Portfolio Construction Matters

The main defense ETFs take different approaches.
$XAR spreads capital equally across 40 holdings, limiting single-stock risk.
$ITA concentrates 36% between GE Aerospace and RTX, amplifying returns when mega-caps outperform.
$PPA sits in the middle with broader mid-cap exposure but higher fees at 0.50%.
If you're building exposure now, expense ratios matter less than strategy fit.
XAR's equal weighting makes sense when you expect the spending to lift the entire sector rather than just prime contractors.
ITA works if you believe scale wins—GE and RTX have the engineering resources to dominate next-generation programs.
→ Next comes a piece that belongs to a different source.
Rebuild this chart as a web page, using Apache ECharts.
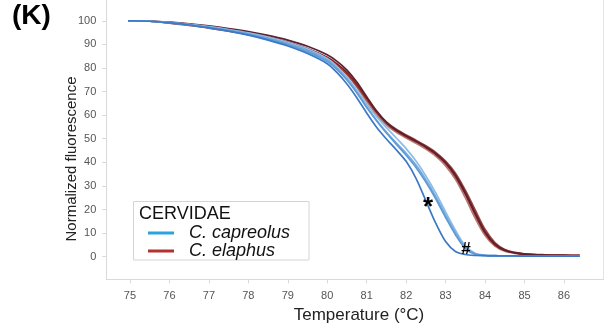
<!DOCTYPE html>
<html>
<head>
<meta charset="utf-8">
<script src="https://cdn.jsdelivr.net/npm/echarts@6/dist/echarts.min.js"></script>
<style>
html,body{margin:0;padding:0;background:#fff;}
#chart{width:605px;height:327px;}
</style>
</head>
<body>
<div id="chart"></div>
<script>
// Temperatures (°C) at which each melting curve was read
const temps = [74.95, 75.5, 76, 76.5, 77, 77.5, 78, 78.5, 79, 79.5, 80, 80.25, 80.5, 80.75, 81, 81.25, 81.5, 81.75, 82, 82.25, 82.5, 82.75, 83, 83.25, 83.5, 83.75, 84, 84.25, 84.5, 84.75, 85, 85.5, 86, 86.4];

// C. capreolus (blue) curves
const capreolus1 = [100, 99.8, 99.1, 98.2, 97.0, 95.6, 93.9, 91.8, 89.3, 86.1, 81.8, 78.0, 73.2, 67.4, 60.9, 54.9, 49.9, 45.3, 40.4, 33.2, 23.7, 14.2, 6.4, 2.2, 0.9, 0.5, 0.4, 0.3, 0.3, 0.3, 0.2, 0.2, 0.2, 0.2];
const capreolus2 = [100, 99.8, 99.1, 98.2, 97.1, 95.8, 94.2, 92.2, 89.8, 86.8, 82.7, 79.3, 74.9, 69.5, 63.4, 57.6, 52.4, 47.7, 43.0, 37.8, 31.6, 24.5, 16.6, 9.3, 3.4, 1.0, 0.5, 0.4, 0.3, 0.3, 0.3, 0.2, 0.2, 0.2];
const capreolus3 = [100, 99.8, 99.2, 98.4, 97.3, 96.0, 94.5, 92.6, 90.3, 87.4, 83.4, 79.8, 75.1, 69.6, 63.2, 57.8, 52.8, 48.2, 43.8, 38.8, 32.6, 25.5, 17.6, 10.2, 4.0, 1.2, 0.5, 0.4, 0.3, 0.3, 0.3, 0.2, 0.2, 0.2];
const capreolus4 = [100, 99.9, 99.3, 98.5, 97.5, 96.3, 94.9, 93.1, 90.9, 88.1, 84.0, 80.6, 76.0, 70.6, 64.6, 59.3, 54.7, 50.3, 45.8, 40.5, 34.2, 27.0, 19.0, 11.2, 4.6, 1.4, 0.6, 0.4, 0.3, 0.3, 0.3, 0.2, 0.2, 0.2];

// C. elaphus (red) curves
const elaphus1 = [100, 99.9, 99.3, 98.5, 97.5, 96.3, 94.9, 93.1, 91.0, 88.2, 84.5, 81.7, 78.0, 73.1, 67.2, 61.3, 56.6, 53.3, 50.9, 48.7, 46.3, 43.4, 39.5, 34.0, 26.5, 17.8, 10.0, 5.0, 2.6, 1.6, 1.1, 0.7, 0.5, 0.4];
const elaphus2 = [100, 99.8, 99.0, 98.0, 96.9, 95.6, 94.1, 92.3, 90.3, 87.5, 83.8, 81.0, 77.3, 72.4, 66.6, 61.2, 57.0, 54.0, 51.6, 49.4, 47.0, 44.2, 40.5, 35.4, 28.2, 19.8, 11.6, 6.0, 3.0, 1.8, 1.2, 0.8, 0.6, 0.5];
const elaphus3 = [100, 99.8, 99.1, 98.2, 97.1, 95.8, 94.3, 92.5, 90.5, 87.7, 84.0, 81.1, 77.2, 71.9, 65.8, 60.2, 55.8, 52.7, 50.3, 48.1, 45.6, 42.6, 38.5, 32.8, 25.0, 16.3, 9.0, 4.5, 2.3, 1.4, 1.0, 0.6, 0.5, 0.4];
const elaphus4 = [100, 99.9, 99.4, 98.7, 97.8, 96.7, 95.4, 93.8, 91.8, 89.2, 85.6, 82.8, 79.1, 74.0, 67.8, 61.8, 57.0, 53.7, 51.3, 49.0, 46.6, 43.8, 40.0, 34.6, 27.2, 18.6, 10.6, 5.4, 2.8, 1.7, 1.1, 0.7, 0.5, 0.4];

// Axis tick labels
const xTicks = [75, 76, 77, 78, 79, 80, 81, 82, 83, 84, 85, 86];
const yTicks = [0, 10, 20, 30, 40, 50, 60, 70, 80, 90, 100];

const NAME_BLUE = 'C. capreolus';
const NAME_RED = 'C. elaphus';

function pairs(arr) { return temps.map((t, i) => [t, arr[i]]); }
function curve(name, arr, color, z) {
  return {
    type: 'line', name: name, data: pairs(arr), showSymbol: false, symbol: 'none',
    smooth: 0.3, z: z,
    lineStyle: { color: color, width: 1.7 }, itemStyle: { color: color },
    emphasis: { disabled: true }, silent: true
  };
}

const chart = echarts.init(document.getElementById('chart'), null, { renderer: 'canvas' });
const axisColor = '#d9d9d9';
const labelColor = '#555';
const font = 'Liberation Sans, Arial, Helvetica, sans-serif';

chart.setOption({
  animation: false,
  backgroundColor: '#fff',
  textStyle: { fontFamily: font },
  grid: { left: 106.3, right: 1.6, top: 0, bottom: 47.7, containLabel: false },
  xAxis: {
    type: 'value', min: 74.4, max: 87,
    axisLine: { show: true, onZero: false, lineStyle: { color: axisColor, width: 1 } },
    axisTick: { show: true, customValues: xTicks, length: 4, lineStyle: { color: axisColor } },
    axisLabel: { customValues: xTicks, color: labelColor, fontSize: 11, margin: 11, fontFamily: font },
    splitLine: { show: false }
  },
  yAxis: [{
    type: 'value', min: -9.6, max: 108.8,
    axisLine: { show: true, lineStyle: { color: axisColor, width: 1 } },
    axisTick: { show: true, customValues: yTicks, length: 4, lineStyle: { color: axisColor } },
    axisLabel: { customValues: yTicks, color: labelColor, fontSize: 11, margin: 10, fontFamily: font },
    splitLine: { show: false }
  }, {
    type: 'value', min: -9.6, max: 108.8, position: 'right',
    axisLine: { show: true, lineStyle: { color: '#e4e4e4', width: 1 } },
    axisTick: { show: false }, axisLabel: { show: false }, splitLine: { show: false }
  }],
  legend: {
    show: true, orient: 'vertical', left: 148, top: 224, z: 10,
    padding: 0, itemGap: 0, itemWidth: 26, itemHeight: 3,
    selectedMode: false,
    textStyle: { fontSize: 18, fontStyle: 'italic', color: '#111', fontFamily: font, lineHeight: 15, padding: [0, 0, 0, 10] },
    data: [
      { name: NAME_BLUE, icon: 'rect', itemStyle: { color: '#2ba3dc', borderWidth: 0 } },
      { name: NAME_RED, icon: 'rect', itemStyle: { color: '#b5312c', borderWidth: 0 } }
    ]
  },
  graphic: [
    { type: 'text', left: 12, top: 2, style: { text: '(K)', font: 'bold 28px ' + font, fill: '#000' } },
    { type: 'rect', shape: { x: 133.5, y: 201.5, width: 175.5, height: 58.5 }, style: { fill: '#fff', stroke: '#d4d4d4', lineWidth: 1 }, z: 1 },
    { type: 'text', x: 139, y: 205, style: { text: 'CERVIDAE', font: '18px ' + font, fill: '#111' }, z: 2 },
    { type: 'text', x: 72, y: 159, rotation: Math.PI / 2, style: { text: 'Normalized fluorescence', font: '15px ' + font, fill: '#222', align: 'center', verticalAlign: 'middle' } },
    { type: 'text', x: 359, y: 315, style: { text: 'Temperature (°C)', font: '17px ' + font, fill: '#222', align: 'center', verticalAlign: 'middle' } },
    { type: 'text', x: 428, y: 208, style: { text: '*', font: 'bold 26px ' + font, fill: '#000', align: 'center', verticalAlign: 'middle' }, z: 60 },
    { type: 'text', x: 466, y: 249, style: { text: '#', font: 'bold 17px ' + font, fill: '#000', align: 'center', verticalAlign: 'middle' }, z: 60 }
  ],
  series: [
    curve(NAME_RED, elaphus3, '#b77b73', 3),
    curve(NAME_RED, elaphus2, '#a04741', 3),
    curve(NAME_RED, elaphus1, '#8c1d1d', 3),
    curve(NAME_RED, elaphus4, '#5b2230', 3),
    curve(NAME_BLUE, capreolus4, '#8dbde7', 4),
    curve(NAME_BLUE, capreolus3, '#75acdf', 4),
    curve(NAME_BLUE, capreolus2, '#5f9ad6', 4),
    curve(NAME_BLUE, capreolus1, '#3b79c6', 4)
  ]
});
</script>
</body>
</html>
PPA offers a compromise but hasn't matched XAR's performance this year.
Risk Assessment
Defense stocks don't move in a vacuum.
Ukraine's conflict has already stressed supply chains for titanium and rare earth elements. If that war escalates or spreads, procurement costs rise and delivery schedules slip. Lockheed's F-35 program faced a $1.7 billion overrun last year due to labor shortages and inflation in raw materials.
Regulatory compliance adds another layer. The Omnibus bill includes stricter oversight provisions for contractors. Companies that miss milestones face penalties. Boeing's recent production issues show how execution risk can override sector tailwinds.
There's also valuation. RTX trades at 22x forward earnings—not extreme for defense, but higher than its 5-year average. If interest rates stay elevated or recession fears return, these multiples compress fast. Defense spending is stable, but stock prices aren't.
Positioning for 2026
The tactical case for XAR comes down to diversification at a point where smaller contractors are winning more bids. The Pentagon has openly stated it wants to reduce dependency on five prime contractors. That favors equal-weight strategies over concentration.
But if you think scale and program complexity determine winners, ITA's tilt toward RTX and GE makes sense. Those companies have the lobbying power, engineering depth, and balance sheets to dominate trillion-dollar programs.
Either way, this isn't a momentum trade. It's a position in multi-year federal appropriations with quantifiable contract values. The defense budget isn't getting cut in an election year, and the geopolitical backdrop supports sustained spending through the end of the decade. That's the setup. Whether these ETFs justify current valuations depends on execution and whether inflation eats into contractor margins.